Hard for who?
Sitting at the reception desk of our Italian language school, I’ll quite often have conversations with Spanish university students, who’ve just arrived in Bologna and need to learn Italian.
Student (speaking Spanish): Hi, I’d like some information about Italian courses.
Me (speaking Italian): Have you studied Italian before?
Student (speaking Spanish): No, never. Don’t know a word.
Me (speaking Italian): Funny. I don’t know any Spanish, but here we are having a conversation!
Next time you meet someone who tells you they speak French, Spanish, Italian, and hey, a little Portuguese, don’t be too impressed. It may not be that they are some incredible polyglot with superhuman abilities.
The similarities between Latin-based languages are strong. Knowing French or Spanish gives you a huge advantage in learning Italian, and vice versa. It’s not so much a question of starting from scratch, as of converting what you already know.
Conclusion? If you did French or Spanish at school, Italian should be a walk in the park for you.
Hard compared to what?
I once spent a fascinating year teaching English to Japanese high school students. One thing that struck me was that, get this, the teenagers I was teaching were STILL LEARNING TO READ THEIR OWN LANGUAGE. At high school!
Spoken Japanese is not so hard. Different, yes. But pretty regular, with a reasonable pronunciation system.
Written Japanese, well that would be another matter. I imagine you’d have to dedicate a good part of your life just to get to the point where you could understand the newspaper.

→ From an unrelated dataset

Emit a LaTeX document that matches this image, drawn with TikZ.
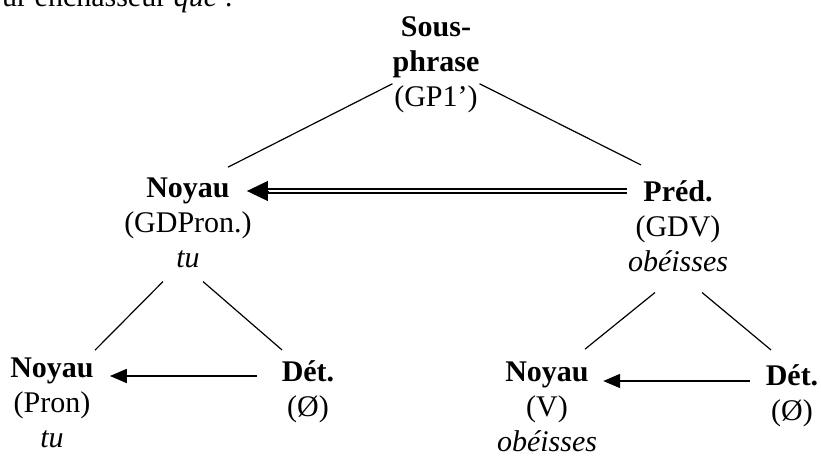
\documentclass[tikz,border=0pt]{standalone}
\usepackage{fontspec}
\setmainfont{Liberation Serif}
\usetikzlibrary{arrows.meta}

\tikzset{
  lbl/.style={anchor=base, align=center, inner sep=0pt, font=\fontsize{30}{35}\selectfont},
  branch/.style={line width=1.2pt},
  rel/.style={line width=1.8pt, -{Triangle[length=17pt,width=14pt]}},
  dbl/.style={double, double distance=2pt, line width=1.6pt},
  bigtip/.style={-{Triangle[length=21pt,width=20pt]}, line width=1pt},
}

\begin{document}
\begin{tikzpicture}[x=1pt,y=-1pt]
  \useasboundingbox (0,0) rectangle (821,457);

  % text above the tree (cut off)
  \node[lbl, anchor=base west] (intro) at (2,7) {ur enchasseur \textit{que} :}; %

  % top (base = last line)
  \node[lbl] (sp)   at (436,107) {\textbf{Sous-}\\\textbf{phrase}\\(GP1’)}; %

  % middle
  \node[lbl] (n1)   at (188,267) {\textbf{Noyau}\\(GDPron.)\\\textit{tu}}; %
  \node[lbl] (pred) at (678,271) {\textbf{Préd.}\\(GDV)\\\textit{obéisses}}; %

  % bottom
  \node[lbl] (n2)   at (52,447)  {\textbf{Noyau}\\(Pron)\\\textit{tu}}; %
  \node[lbl] (det1) at (308,416) {\textbf{Dét.}\\(Ø)}; %
  \node[lbl] (n3)   at (547,451) {\textbf{Noyau}\\(V)\\\textit{obéisses}}; %
  \node[lbl] (det2) at (792,420) {\textbf{Dét.}\\(Ø)}; %

  % branches
  \draw[branch] (sp.203) -- ([shift={(40pt,10pt)}]n1.north); %
  \draw[branch] (sp.337) -- ([shift={(-37pt,15pt)}]pred.north); %
  \draw[branch] ([shift={(-25pt,-14pt)}]n1.south) -- ([shift={(43pt,7pt)}]n2.north); %
  \draw[branch] ([shift={(15pt,-14pt)}]n1.south) -- ([shift={(-26pt,10pt)}]det1.north); %
  \draw[branch] ([shift={(-23pt,-21pt)}]pred.south) -- ([shift={(38pt,12pt)}]n3.north); %
  \draw[branch] ([shift={(24pt,-21pt)}]pred.south) -- ([shift={(-21pt,14pt)}]det2.north); %

  % relations
  \draw[dbl, shorten >=19pt] ([shift={(-1pt,80pt)}]pred.base west) -- ([shift={(-5pt,76pt)}]n1.base east); %
  \draw[bigtip] ([shift={(16pt,76pt)}]n1.base east) -- ([shift={(-5pt,76pt)}]n1.base east); %
  \draw[rel] ([shift={(-25pt,40pt)}]det1.base west) -- ([shift={(16pt,71pt)}]n2.base east); %
  \draw[rel] ([shift={(-16pt,39pt)}]det2.base west) -- ([shift={(6pt,70pt)}]n3.base east); %

\end{tikzpicture}
\end{document}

So, compared to Japanese with its ideograms, or even Russian and Arabic which simply have different alphabets, Italian looks like a piece of cake, doesn’t it?
Climbing Mount Italia
Let’s assume you’re an English speaker who doesn’t already have a good command of another Latin language.

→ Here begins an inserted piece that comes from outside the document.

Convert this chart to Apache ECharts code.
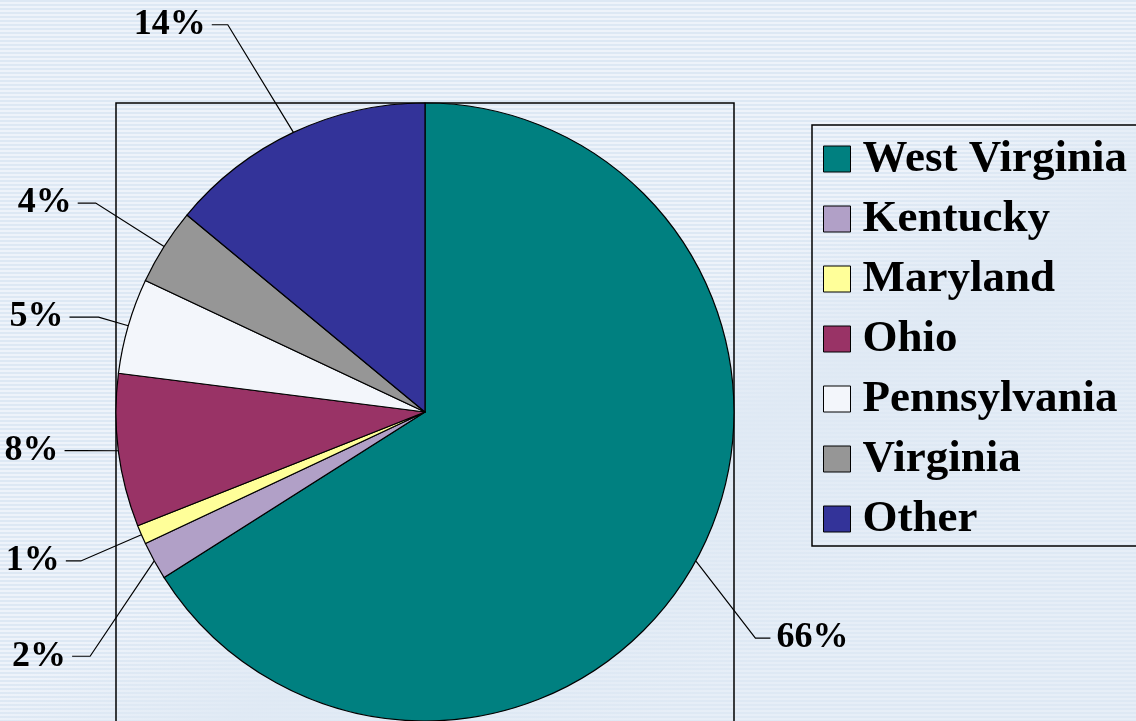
<!DOCTYPE html>
<html>
<head>
<meta charset="utf-8">
<script src="https://cdn.jsdelivr.net/npm/echarts@6/dist/echarts.min.js"></script>
<style>
html, body { margin: 0; padding: 0; }
body {
    width: 1136px; height: 721px; overflow: hidden;
    background-color: #e2ebf5;
    background-image:
        linear-gradient(150deg, rgba(226,235,245,0) 50%, rgba(223,233,244,0.9) 62%, rgba(223,233,244,0.5) 80%),
        repeating-linear-gradient(to bottom, #dde8f4 0px, #dde8f4 2px, #eef3fa 2px, #eef3fa 4px);
}
#chart { width: 1136px; height: 721px; }
</style>
</head>
<body>
<div id="chart"></div>
<script>
// share of total, by state
const states = ['West Virginia', 'Kentucky', 'Maryland', 'Ohio', 'Pennsylvania', 'Virginia', 'Other'];
const shares = [66, 2, 1, 8, 5, 4, 14];

// styling
const sliceColors = ['#008080', '#b1a0c7', '#ffff99', '#993366', '#f3f6fb', '#969696', '#333399'];
const leaderLen = [100, 88, 66, 15, 31, 81, 119];
const leaderLen2 = [15, 18, 15, 18, 29, 18, 16];
// nudge of the label (and the elbow of its leader) away from the radial spot
const labelShiftX = [-28, 13, 0, -21, 0, 0, -15];
const labelShiftY = [29, 53, 0, -2, 0, 0, 0];

const FONT = "'Liberation Serif', 'DejaVu Serif', serif";
const cx = 425, cy = 412, r = 309;

const pieData = states.map((name, i) => ({
    name: name,
    value: shares[i],
    itemStyle: { color: sliceColors[i] },
    labelLine: { length: leaderLen[i], length2: leaderLen2[i] }
}));

const chart = echarts.init(document.getElementById('chart'));
chart.setOption({
    animation: false,
    graphic: [{
        type: 'rect',
        z: 0,
        shape: { x: cx - r, y: cy - r, width: 2 * r, height: 2 * r + 20 },
        style: { fill: 'none', stroke: '#000', lineWidth: 1.5 }
    }],
    legend: {
        orient: 'vertical',
        left: 812,
        top: 125,
        data: states,
        icon: 'rect',
        itemWidth: 27,
        itemHeight: 26,
        itemGap: 12,
        padding: [10, 12, 3, 11],
        borderColor: '#000',
        borderWidth: 1.5,
        selectedMode: false,
        itemStyle: { borderColor: '#000', borderWidth: 1 },
        textStyle: {
            fontFamily: FONT, fontWeight: 'bold', fontSize: 45,
            lineHeight: 48, color: '#000', padding: [0, 0, 0, 7]
        }
    },
    series: [{
        type: 'pie',
        center: [cx, cy],
        radius: r,
        startAngle: 90,
        clockwise: true,
        avoidLabelOverlap: false,
        labelLayout: function (p) {
            const sx = labelShiftX[p.dataIndex], sy = labelShiftY[p.dataIndex];
            const pts = p.labelLinePoints;
            if (!pts || (!sx && !sy)) return { hideOverlap: false };
            return {
                hideOverlap: false,
                dx: sx,
                dy: sy,
                labelLinePoints: [
                    pts[0],
                    [pts[1][0] + sx, pts[1][1] + sy],
                    [pts[2][0] + sx, pts[2][1] + sy]
                ]
            };
        },
        itemStyle: { borderColor: '#000', borderWidth: 1.2 },
        label: {
            show: true,
            position: 'outside',
            formatter: '{c}%',
            fontFamily: FONT, fontWeight: 'bold', fontSize: 36, color: '#000',
            distanceToLabelLine: 6
        },
        labelLine: { show: true, lineStyle: { color: '#000', width: 1.2 } },
        emphasis: { disabled: true },
        data: pieData
    }]
});
</script>
</body>
</html>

Will you find Italian hard to learn?
At the beginning, yes.
If learning Italian is like climbing a mountain, you’ve got the sheer, icy bit with the lethal showers of falling boulders right there at the bottom where you have to being your ascent.
The fearsome cliff of “grammar”. Not a place for the timid or unprepared alpinist.
To say anything in Latin languages like Italian, you need to be able to conjugate your verbs.
I do, you do, he does, she does, it does, we do, you do, they do
Except it’s a lot more complicated in Italian:
faccio, fai, fa, facciamo, fate, fanno
Then of course there are nouns with gender (the glass is male but the bottle is female), and plurals which vary according to that gender.
A confusing variety of articles complicate things further.
Prepositions are a mess, too.
I could go on.
BUT, survive the treacherous conditions on that initial vertical pitch, and what will you see?
Grassy meadows, gently sloping away up to the distant summit.
Wildflowers, frollicking cowgirls, sunbeams, you get the idea.
Getting up the rest of the mountain will be child’s play.
So, is Italian a hard language to learn then?
If you’re an English speaker who’s never successfully learnt another foreign language, well the answer has to be ‘Yes’.
But if you’ve already summitted other similar peaks, this one is not going to give you much trouble.
And remember, whatever you level of mountaineering experience, once you get past the technical lower cliffs, you’ve got the cowgirls and wildflowers to look forward to!